In Faulkner’s own life, Mammy Callie (or Caroline Barr, her real name) was important. This generous black woman helped to raise him, and her closeness to the author cannot be fully understood in contemporary terms. She was a dominant figure, perhaps the most important person in his life. One sees reflections of her in Dilsey Gibson in The Sound and the Fury or Molly Beauchamp in Go Down, Moses. On this subject, Weinstein revisits his own earlier thinking and writing. He wonders what it really meant for Faulkner to proclaim his “love” for Mammy at her funeral service, as he did. “Perhaps no love is innocent,” Weinstein writes, “and one that crosses the membrane of race is least so.”

Faulkner’s heavy, often suicidal drinking was, like his attitudes toward race and Southern history, deeply troubling and difficult to comprehend. I remember feeling unsettled about this topic when I interviewed Faulkner’s only child, Jill, some years ago. She told me that her father drank himself to oblivion. He would go on periodic binges, drinking without pause till he collapsed. She stayed out of his way when he was drunk, or he would threaten “to rearrange” her features, as she put it. I don’t doubt that Faulkner was abusive when drunk; in truth, he was a full-blown alcoholic. What this means, in terms of his writing life, seems nearly impossible to comprehend. “Faulkner was unprepared for experience as it actually arrived,” Weinstein tells us. He used his drinking as a way of sidestepping whatever overwhelmed him.

He drank to forget himself, to bury any awareness of his countless failures as husband and father, as brother, uncle, even as “citizen of the South,” as Weinstein puts it. He also drank because of “professional anxiety.” Like all writers, Faulkner encountered this anxiety repeatedly—but it seemed to increase with the years, as writing became more difficult and his concentration more scattered by alcohol and age. Perhaps the last “major Faulk­ner” was Go Down, Moses (1942). In any case, there was a lot of darkness and dissatisfaction in his last two decades, which yielded only minor (if entertaining) work, including the Snopes trilogy and A Fable (1954), a truly boring and largely unreadable novel of World War One.

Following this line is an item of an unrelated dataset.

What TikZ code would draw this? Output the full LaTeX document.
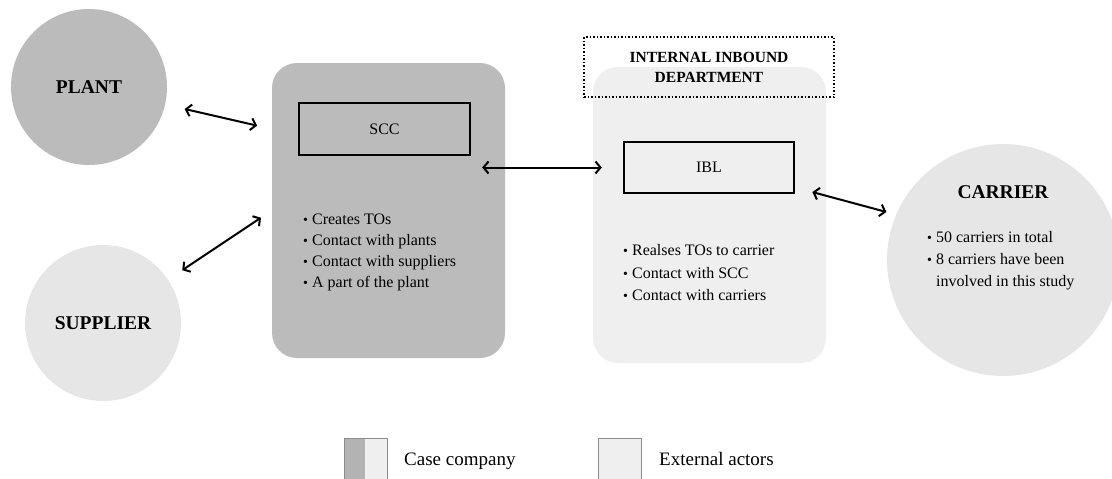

“Writing,” says Weinstein, near the end of this thoughtful book, “was how Faulkner reckoned with what had happened to him in life.” He experienced as drama the endless contradictions and contrarieties that merged in his consciousness, translating them into prose that outlasted him. The task of making fiction was inextricably linked with the process of “becoming Faulkner”; serious readers of Faulkner will be grateful to Weinstein for what he tells us about this strange, often painful, process.